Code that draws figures
- - - -

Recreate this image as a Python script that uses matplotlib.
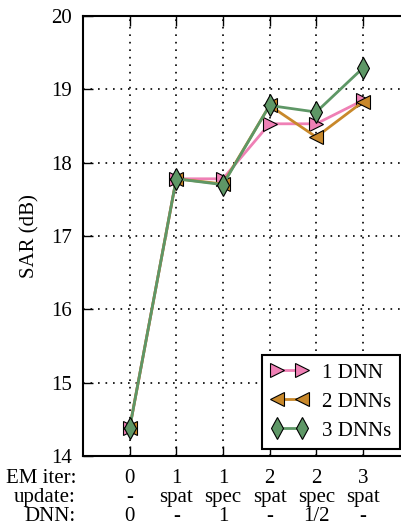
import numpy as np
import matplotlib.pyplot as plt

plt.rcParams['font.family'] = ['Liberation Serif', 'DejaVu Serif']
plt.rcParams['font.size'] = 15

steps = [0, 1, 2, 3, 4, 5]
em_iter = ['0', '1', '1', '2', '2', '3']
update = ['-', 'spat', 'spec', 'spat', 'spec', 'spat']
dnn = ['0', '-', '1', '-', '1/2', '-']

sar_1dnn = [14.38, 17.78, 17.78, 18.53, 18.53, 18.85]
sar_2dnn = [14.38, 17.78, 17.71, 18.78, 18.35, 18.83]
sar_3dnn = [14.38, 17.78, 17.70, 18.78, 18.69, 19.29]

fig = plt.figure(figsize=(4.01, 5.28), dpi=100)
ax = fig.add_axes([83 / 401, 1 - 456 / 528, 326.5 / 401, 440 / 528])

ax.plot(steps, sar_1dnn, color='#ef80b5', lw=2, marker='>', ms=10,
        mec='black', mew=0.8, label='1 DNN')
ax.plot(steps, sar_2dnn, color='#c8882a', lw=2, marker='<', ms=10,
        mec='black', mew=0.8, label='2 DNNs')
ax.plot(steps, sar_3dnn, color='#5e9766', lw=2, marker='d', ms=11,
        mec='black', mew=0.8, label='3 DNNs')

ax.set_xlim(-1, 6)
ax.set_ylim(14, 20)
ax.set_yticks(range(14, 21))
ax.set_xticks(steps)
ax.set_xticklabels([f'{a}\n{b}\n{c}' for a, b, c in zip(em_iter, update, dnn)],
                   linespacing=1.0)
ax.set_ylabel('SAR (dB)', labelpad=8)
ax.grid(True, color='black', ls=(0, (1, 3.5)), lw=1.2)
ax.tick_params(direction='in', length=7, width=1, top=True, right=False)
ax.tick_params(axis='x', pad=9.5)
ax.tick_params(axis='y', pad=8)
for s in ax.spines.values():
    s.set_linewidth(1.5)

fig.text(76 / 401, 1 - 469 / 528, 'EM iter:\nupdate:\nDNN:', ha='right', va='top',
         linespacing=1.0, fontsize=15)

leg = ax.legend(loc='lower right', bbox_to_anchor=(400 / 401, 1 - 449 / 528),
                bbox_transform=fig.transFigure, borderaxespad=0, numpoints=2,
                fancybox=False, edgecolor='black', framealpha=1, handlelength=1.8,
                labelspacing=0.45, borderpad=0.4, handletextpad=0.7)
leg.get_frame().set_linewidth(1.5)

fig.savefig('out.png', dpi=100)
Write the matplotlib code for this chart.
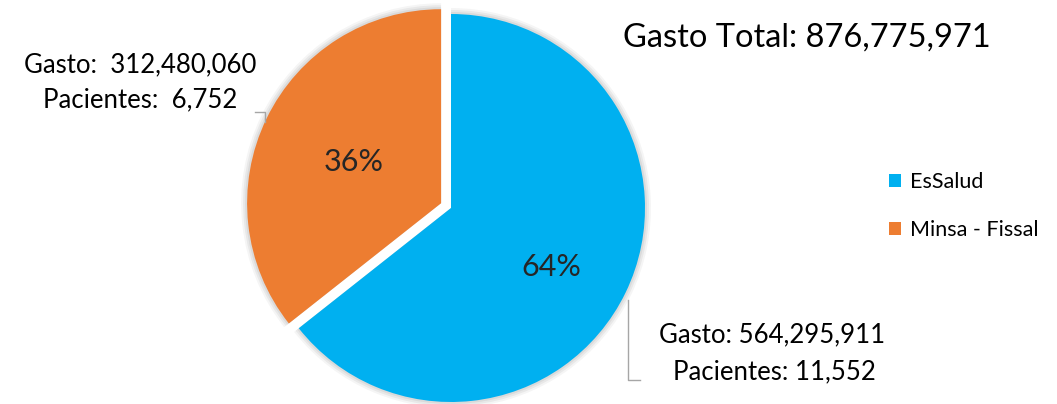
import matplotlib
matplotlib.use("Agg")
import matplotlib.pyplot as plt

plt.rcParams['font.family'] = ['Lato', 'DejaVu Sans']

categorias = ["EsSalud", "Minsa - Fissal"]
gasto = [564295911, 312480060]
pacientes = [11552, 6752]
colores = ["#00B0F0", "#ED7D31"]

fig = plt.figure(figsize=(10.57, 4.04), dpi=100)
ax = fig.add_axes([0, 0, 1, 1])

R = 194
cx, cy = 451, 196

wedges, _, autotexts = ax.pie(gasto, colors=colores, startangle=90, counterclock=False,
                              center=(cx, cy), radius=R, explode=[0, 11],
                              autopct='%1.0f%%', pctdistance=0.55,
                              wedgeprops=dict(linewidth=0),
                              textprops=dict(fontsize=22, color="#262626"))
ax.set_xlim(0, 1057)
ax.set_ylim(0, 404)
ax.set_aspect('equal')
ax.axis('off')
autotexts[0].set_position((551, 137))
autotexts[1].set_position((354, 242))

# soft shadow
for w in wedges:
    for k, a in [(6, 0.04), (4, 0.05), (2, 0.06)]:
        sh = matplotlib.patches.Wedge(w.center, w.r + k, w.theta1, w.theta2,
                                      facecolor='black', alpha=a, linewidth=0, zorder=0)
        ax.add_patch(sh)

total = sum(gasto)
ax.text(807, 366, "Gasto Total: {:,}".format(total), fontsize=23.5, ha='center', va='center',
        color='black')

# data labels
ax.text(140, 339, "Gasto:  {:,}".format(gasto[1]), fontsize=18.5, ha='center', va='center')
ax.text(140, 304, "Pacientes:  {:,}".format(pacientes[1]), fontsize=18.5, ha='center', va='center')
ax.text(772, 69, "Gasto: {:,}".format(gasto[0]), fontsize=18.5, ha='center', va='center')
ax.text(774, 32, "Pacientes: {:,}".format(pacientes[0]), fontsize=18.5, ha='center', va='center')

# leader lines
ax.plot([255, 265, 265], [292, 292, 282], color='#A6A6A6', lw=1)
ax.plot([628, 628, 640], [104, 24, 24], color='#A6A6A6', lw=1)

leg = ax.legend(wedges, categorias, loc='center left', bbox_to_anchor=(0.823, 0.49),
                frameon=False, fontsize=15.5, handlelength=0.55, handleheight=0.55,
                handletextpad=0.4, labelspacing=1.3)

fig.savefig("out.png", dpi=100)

- - - -

The lines from the top of the data above through the one holding "plt.rcParams['font.size'] = 15" are to be repeated exactly, and only those, with no pictures.

Answer for this exercise:
Recreate this image as a Python script that uses matplotlib.
import numpy as np
import matplotlib.pyplot as plt

plt.rcParams['font.family'] = ['Liberation Serif', 'DejaVu Serif']
plt.rcParams['font.size'] = 15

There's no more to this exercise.